Им не оставлено было выбора. Им нельзя было драться иначе. Им не оставлено было выхода биться как-нибудь побережливее к себе. Если один «чистый» плен уже признавался у нас непрощаемой изменой родине, то что ж о тех, кто взял оружие врага? Поведение этих людей с нашей пропагандной топорностью объяснялось: 1) предательством (биологическим? текущим в крови?) и 2) трусостью. Вот уж только не трусостью! Трус ищет, где есть поблажка, снисхождение. А во «власовские» отряды вермахта их могла привести только крайность, запредельное отчаяние, невозможность дальше тянуть под большевистским режимом да презрение к собственной сохранности. Ибо знали они: здесь не мелькнёт им ни полоски пощады! В нашем плену их расстреливали, едва только слышали первое разборчивое русское слово изо рта. (Одну группу под Бобруйском, шедшую в плен, я успел остановить, предупредить — и чтоб они переоделись в крестьянское, разбежались по деревням примаками.) В русском плену, так же как и в немецком, хуже всего приходилось русским.
Эта война вообще нам открыла, что хуже всего на земле быть русским.
Я со стыдом вспоминаю, как при освоении (то есть, разграбе) бобруйского котла я шёл по шоссе среди разбитых и поваленных немецких автомашин, рассыпанной трофейной роскоши, — и из низинки, где погрязли утопленные повозки и машины, потерянно бродили немецкие битюги и дымились костры из трофеев же, услышал вопль о помощи: "Господин капитан! Господин капитан!" Это чисто по-русски кричал мне о защите пеший в немецких брюках, выше пояса нагой, уже весь окровавленный — на лице, груди, плечах, спине, — а сержант-особист, сидя на лошади, погонял его перед собою кнутом и наседанием лошади. Он полосовал его по голому телу кнутом, не давая оборачиваться, не давая звать на помощь, гнал его и бил, вызывая из кожи новые красные ссадины.
Это была не пуническая, не греко-персидская война! Всякий, имеющий власть, офицер любой армии на земле должен был остановить бессудное истязание. Любой — да, а — нашей?… При лютости и абсолютности нашего разделения человечества? (Если не с нами, не наш и т. д. — то достоин только презрения и уничтожения.) Так вот, я струсил защищать власовца перед особистом, я ничего не сказал и не сделал, я прошёл мимо, как бы не слыша — чтоб эта признанная всеми чума не перекинулась на меня (а вдруг этот власовец какой-нибудь сверх-злодей?… а вдруг особист обо мне подумает…? а вдруг…?) Да проще того, кто знает обстановку тогда в армии — стал ли бы ещё этот особист слушать армейского капитана?
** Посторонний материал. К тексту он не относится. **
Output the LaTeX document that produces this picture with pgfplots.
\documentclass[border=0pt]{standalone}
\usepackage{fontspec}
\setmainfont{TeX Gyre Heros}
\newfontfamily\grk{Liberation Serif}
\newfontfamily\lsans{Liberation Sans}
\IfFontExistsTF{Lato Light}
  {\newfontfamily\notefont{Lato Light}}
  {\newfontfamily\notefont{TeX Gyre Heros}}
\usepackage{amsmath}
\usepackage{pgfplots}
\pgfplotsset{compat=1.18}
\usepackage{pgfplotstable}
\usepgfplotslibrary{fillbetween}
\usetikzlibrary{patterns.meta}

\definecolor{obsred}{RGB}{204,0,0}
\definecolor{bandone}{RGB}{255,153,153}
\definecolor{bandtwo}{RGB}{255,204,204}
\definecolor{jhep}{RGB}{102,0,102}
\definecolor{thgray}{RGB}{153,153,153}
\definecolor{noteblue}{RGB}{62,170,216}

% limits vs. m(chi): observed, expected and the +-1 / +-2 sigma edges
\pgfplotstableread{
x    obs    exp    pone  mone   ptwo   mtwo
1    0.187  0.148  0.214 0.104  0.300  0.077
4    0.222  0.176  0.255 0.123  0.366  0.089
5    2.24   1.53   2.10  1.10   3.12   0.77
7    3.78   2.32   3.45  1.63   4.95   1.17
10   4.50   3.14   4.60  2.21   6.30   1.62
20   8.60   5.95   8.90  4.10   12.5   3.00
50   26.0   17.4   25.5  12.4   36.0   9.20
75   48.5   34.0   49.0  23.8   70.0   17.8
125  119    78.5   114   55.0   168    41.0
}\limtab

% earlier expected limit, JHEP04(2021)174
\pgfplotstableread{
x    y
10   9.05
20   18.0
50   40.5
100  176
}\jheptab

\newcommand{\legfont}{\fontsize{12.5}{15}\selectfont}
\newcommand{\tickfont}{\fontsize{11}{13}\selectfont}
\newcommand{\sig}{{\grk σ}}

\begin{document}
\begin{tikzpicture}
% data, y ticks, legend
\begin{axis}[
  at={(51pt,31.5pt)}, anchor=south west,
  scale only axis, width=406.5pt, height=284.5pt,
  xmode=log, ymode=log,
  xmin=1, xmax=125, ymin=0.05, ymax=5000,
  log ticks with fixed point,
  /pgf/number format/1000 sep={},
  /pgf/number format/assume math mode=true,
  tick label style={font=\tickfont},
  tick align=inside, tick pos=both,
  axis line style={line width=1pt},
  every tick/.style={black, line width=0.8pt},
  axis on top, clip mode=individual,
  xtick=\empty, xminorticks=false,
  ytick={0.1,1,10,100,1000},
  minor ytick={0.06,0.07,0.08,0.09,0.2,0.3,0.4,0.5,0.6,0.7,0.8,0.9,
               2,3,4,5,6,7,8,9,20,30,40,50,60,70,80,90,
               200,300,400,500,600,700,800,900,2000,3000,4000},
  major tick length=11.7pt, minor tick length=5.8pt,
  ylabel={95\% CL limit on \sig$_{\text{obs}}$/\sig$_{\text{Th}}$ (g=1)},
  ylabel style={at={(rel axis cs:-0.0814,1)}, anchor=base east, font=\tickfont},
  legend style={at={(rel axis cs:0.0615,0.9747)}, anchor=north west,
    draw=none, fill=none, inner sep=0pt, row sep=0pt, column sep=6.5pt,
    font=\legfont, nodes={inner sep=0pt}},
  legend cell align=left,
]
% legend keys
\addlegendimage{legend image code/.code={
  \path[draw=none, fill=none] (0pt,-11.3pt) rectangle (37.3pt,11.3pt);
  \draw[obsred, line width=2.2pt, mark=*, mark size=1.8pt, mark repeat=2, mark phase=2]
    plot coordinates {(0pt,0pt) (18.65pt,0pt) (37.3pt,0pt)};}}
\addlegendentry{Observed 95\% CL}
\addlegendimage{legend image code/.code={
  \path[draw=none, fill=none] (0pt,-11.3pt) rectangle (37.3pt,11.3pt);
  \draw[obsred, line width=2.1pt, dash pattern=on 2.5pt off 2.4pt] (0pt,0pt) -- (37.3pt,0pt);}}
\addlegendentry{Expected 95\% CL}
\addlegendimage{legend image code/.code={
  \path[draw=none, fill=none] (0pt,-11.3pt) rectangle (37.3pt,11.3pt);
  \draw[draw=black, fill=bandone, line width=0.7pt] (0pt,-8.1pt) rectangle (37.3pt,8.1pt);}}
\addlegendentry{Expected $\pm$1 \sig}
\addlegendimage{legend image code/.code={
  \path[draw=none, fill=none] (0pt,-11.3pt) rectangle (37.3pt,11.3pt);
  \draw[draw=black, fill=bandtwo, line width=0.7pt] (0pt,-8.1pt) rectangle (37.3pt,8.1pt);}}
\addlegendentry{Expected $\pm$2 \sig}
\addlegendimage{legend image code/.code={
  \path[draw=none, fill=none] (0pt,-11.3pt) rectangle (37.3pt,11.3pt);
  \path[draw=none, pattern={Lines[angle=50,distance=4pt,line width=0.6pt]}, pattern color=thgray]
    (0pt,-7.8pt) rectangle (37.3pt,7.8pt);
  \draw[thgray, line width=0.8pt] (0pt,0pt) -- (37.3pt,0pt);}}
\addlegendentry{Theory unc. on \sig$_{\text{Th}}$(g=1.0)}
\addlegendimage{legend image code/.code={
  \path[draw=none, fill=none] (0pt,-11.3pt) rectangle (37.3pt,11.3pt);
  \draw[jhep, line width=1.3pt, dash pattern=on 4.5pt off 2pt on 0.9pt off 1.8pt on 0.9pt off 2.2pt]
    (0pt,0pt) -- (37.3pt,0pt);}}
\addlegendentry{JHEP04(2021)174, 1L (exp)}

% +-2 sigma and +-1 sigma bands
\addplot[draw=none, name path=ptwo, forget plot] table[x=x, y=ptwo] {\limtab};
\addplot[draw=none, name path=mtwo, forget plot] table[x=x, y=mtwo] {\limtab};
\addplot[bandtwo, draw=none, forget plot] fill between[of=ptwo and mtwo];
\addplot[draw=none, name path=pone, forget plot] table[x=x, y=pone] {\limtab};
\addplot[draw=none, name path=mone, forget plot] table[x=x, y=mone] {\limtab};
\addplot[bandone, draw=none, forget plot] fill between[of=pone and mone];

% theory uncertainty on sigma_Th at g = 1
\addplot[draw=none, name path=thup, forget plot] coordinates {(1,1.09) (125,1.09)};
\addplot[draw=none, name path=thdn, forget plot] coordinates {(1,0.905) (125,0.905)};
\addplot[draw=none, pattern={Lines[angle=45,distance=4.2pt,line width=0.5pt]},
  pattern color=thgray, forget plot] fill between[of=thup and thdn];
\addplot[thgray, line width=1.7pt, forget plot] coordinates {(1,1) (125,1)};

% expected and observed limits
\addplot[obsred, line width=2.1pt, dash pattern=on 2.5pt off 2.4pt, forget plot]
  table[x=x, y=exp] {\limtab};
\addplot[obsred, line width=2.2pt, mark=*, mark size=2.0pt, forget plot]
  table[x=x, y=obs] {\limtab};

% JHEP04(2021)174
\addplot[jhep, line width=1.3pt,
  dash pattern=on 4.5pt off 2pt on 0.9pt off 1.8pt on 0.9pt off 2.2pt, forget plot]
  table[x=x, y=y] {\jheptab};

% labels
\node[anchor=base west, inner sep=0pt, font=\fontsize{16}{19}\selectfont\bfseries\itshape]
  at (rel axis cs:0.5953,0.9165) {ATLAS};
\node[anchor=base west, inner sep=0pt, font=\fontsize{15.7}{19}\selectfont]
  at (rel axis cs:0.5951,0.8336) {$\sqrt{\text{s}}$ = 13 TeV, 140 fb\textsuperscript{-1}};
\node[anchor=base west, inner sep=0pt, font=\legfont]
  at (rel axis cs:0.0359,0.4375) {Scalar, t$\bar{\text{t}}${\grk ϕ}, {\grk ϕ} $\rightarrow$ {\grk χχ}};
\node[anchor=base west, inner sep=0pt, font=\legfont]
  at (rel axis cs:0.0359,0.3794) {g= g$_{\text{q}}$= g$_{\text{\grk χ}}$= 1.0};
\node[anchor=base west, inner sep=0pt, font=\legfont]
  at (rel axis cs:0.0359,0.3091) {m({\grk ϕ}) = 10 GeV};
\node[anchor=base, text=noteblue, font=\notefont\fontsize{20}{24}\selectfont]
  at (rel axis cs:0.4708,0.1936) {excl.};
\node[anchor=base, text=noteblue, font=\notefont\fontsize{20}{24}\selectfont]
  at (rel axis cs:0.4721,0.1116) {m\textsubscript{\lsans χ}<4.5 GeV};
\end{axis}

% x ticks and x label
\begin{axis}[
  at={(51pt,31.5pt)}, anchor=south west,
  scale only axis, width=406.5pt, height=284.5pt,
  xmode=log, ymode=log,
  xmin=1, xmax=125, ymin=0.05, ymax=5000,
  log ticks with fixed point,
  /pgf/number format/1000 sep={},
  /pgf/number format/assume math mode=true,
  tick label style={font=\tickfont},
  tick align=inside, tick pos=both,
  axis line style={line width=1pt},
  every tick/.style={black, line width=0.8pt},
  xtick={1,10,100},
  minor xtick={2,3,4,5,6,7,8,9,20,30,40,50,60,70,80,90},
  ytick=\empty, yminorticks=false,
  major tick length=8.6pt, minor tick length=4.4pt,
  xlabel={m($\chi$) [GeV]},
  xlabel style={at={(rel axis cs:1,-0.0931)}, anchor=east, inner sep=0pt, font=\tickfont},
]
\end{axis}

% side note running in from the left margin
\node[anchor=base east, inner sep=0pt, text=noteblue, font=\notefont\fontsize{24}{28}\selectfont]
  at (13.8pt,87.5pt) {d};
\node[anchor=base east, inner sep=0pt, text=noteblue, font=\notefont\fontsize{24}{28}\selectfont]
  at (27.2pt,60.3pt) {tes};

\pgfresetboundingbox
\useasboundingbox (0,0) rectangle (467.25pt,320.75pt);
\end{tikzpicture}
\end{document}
И со зверским лицом особист продолжал стегать и гнать беззащитного человека как скотину.
Эта картина навсегда передо мною осталась. Это ведь — почти символ Архипелага, его на обложку книги можно помещать.
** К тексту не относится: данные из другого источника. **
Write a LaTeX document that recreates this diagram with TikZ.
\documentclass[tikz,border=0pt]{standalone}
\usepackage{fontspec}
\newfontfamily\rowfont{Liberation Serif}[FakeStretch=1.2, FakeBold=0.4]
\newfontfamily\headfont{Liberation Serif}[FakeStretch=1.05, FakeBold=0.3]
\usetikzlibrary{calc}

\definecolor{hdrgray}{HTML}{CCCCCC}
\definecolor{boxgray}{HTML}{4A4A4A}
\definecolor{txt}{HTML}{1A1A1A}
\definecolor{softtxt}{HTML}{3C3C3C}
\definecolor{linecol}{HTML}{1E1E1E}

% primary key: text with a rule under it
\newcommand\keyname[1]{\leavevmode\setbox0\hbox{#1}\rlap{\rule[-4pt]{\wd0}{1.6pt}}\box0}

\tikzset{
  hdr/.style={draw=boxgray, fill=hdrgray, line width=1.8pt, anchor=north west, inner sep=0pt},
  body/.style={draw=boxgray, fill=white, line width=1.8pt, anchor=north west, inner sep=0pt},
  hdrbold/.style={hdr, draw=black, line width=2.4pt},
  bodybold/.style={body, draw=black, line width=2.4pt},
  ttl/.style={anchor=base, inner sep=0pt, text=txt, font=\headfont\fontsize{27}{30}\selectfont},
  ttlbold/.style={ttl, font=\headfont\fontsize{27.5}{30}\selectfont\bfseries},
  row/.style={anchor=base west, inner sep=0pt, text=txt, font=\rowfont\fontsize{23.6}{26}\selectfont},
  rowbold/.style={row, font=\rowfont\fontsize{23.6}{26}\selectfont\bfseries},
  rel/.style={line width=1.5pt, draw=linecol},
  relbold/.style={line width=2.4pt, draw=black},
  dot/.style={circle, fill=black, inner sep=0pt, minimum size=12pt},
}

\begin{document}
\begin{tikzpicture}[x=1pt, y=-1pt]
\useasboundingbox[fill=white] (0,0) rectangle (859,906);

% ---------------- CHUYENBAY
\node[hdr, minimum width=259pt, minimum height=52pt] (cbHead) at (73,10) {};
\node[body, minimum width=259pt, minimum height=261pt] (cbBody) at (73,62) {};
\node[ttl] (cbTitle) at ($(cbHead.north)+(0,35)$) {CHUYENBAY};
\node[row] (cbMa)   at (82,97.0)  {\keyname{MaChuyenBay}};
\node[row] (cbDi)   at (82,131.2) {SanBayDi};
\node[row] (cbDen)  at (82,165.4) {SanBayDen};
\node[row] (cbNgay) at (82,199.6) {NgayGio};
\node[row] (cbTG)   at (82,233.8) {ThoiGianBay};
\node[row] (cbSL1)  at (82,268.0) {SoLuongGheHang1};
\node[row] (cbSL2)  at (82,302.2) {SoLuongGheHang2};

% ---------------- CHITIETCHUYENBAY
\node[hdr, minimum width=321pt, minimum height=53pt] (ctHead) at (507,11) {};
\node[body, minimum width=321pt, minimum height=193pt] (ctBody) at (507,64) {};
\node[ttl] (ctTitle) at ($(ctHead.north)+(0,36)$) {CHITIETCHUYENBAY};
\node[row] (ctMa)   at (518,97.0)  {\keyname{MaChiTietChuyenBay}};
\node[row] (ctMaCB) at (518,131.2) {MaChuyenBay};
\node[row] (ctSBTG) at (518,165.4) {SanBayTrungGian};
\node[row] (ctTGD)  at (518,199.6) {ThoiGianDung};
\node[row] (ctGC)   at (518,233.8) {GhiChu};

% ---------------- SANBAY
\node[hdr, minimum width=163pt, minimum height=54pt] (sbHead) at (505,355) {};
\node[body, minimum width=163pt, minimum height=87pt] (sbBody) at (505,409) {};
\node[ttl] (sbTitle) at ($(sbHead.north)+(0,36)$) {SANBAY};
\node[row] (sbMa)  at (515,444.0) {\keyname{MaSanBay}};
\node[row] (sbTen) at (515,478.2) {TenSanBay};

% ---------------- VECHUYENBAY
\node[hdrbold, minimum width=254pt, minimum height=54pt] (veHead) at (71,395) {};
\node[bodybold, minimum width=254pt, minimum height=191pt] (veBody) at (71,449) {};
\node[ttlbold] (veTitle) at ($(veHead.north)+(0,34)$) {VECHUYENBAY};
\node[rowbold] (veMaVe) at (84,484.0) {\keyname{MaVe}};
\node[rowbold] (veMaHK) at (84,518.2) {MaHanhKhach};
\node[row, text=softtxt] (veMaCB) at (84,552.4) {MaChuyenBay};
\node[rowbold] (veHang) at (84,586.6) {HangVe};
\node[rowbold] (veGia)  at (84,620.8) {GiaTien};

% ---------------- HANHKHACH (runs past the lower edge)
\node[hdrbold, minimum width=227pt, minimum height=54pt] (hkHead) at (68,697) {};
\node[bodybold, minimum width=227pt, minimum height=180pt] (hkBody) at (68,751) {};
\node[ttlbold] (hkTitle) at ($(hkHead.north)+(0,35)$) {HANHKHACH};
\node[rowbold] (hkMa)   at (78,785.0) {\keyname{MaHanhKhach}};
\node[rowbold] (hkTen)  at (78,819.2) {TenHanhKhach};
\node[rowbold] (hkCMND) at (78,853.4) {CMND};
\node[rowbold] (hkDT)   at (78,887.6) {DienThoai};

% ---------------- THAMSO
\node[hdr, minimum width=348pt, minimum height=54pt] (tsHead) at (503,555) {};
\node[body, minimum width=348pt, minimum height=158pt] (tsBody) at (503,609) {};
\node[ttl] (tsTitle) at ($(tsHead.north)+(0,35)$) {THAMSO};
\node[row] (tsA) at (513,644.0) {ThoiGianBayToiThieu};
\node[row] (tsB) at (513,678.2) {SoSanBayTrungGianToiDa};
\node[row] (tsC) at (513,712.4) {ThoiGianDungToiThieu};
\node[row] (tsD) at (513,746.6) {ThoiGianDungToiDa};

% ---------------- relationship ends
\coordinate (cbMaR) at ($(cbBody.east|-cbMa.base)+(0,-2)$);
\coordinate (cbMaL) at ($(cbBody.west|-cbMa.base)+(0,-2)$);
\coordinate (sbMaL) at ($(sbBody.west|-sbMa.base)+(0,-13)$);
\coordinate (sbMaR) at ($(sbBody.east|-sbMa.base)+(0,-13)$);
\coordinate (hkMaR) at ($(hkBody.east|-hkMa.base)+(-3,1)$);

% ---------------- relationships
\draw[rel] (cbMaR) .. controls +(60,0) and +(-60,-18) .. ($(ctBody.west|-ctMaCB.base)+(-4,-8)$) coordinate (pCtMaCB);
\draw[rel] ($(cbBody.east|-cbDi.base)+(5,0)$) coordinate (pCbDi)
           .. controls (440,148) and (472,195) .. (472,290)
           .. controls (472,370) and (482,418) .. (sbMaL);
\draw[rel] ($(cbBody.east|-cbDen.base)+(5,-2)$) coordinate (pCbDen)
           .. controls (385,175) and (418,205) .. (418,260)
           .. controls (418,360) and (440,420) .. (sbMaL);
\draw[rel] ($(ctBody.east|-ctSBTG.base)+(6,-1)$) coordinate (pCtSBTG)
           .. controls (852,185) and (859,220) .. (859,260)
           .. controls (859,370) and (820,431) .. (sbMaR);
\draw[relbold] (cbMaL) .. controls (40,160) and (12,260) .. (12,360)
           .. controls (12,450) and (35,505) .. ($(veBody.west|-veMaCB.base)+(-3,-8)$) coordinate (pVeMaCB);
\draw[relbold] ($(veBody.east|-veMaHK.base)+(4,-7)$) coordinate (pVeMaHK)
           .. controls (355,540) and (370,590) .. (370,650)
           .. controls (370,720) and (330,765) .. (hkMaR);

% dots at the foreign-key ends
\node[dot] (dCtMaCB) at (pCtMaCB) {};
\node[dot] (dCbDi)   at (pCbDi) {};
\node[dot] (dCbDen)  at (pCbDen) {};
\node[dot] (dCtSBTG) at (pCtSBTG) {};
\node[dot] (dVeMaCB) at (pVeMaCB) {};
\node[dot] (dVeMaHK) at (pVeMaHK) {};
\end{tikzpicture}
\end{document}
И всё это они предчувствовали, предзнали — а нашивали-таки на левый рукав немецкого мундира щит с бело-сине-красной окантовкой, андреевским полем и буквами РОА.
Бригада Каминского из Локтя Брянского содержала 5 пехотных полков, артдивизион, танковый батальон. Она выставляла часть на фронт под Дмитровск-Орловский в июле 1943. Осенью один её полк стойко защищал Севск — и в этой защите уничтожен целиком: советские войска добивали и раненых, а командира полка привязали к танку и протащили насмерть. Из своего Локотского района бригада отступала с семьями, с обозами, больше 50 тысяч человек. (Можно представить, как, дорвавшись, прочёсывало НКВД этот автономный антисоветский район!) За брянскими пределами горькое ждало их странствие, унизительное стояние под Лепелем, использование против партизан, потом отступление в Верхнюю Силезию, где Каминский получил приказ подавлять Варшавское восстание и не сумел не пойти, повёл 1700 человек несемейных, в советской форме с жёлтыми повязками. Так понимали немцы все эти трёхцветные кокарды, Георгия Победоносца и андреевское поле. Русский и немецкий языки были взаимно непереводимы, невыразимы, несоответственны.
Батальоны из расформированной осинторфской части тоже судьбу имели идти против партизан или быть переброшенными на Западный фронт. Под Псковом (в Стремутке) стояла в 1943 "гвардейская бригада РОА" из нескольких сот человек, была в контакте с окрестным русским населением, но рост её был преграждён немецким командованием.
Жалкие газетки добровольческих частей были обработаны немецким цензурным тесаком: И оставалось власовцам биться насмерть, а на досуге водка и водка. Обречённость — вот что было их существование все годы войны и чужбины, и никакого выхода никуда.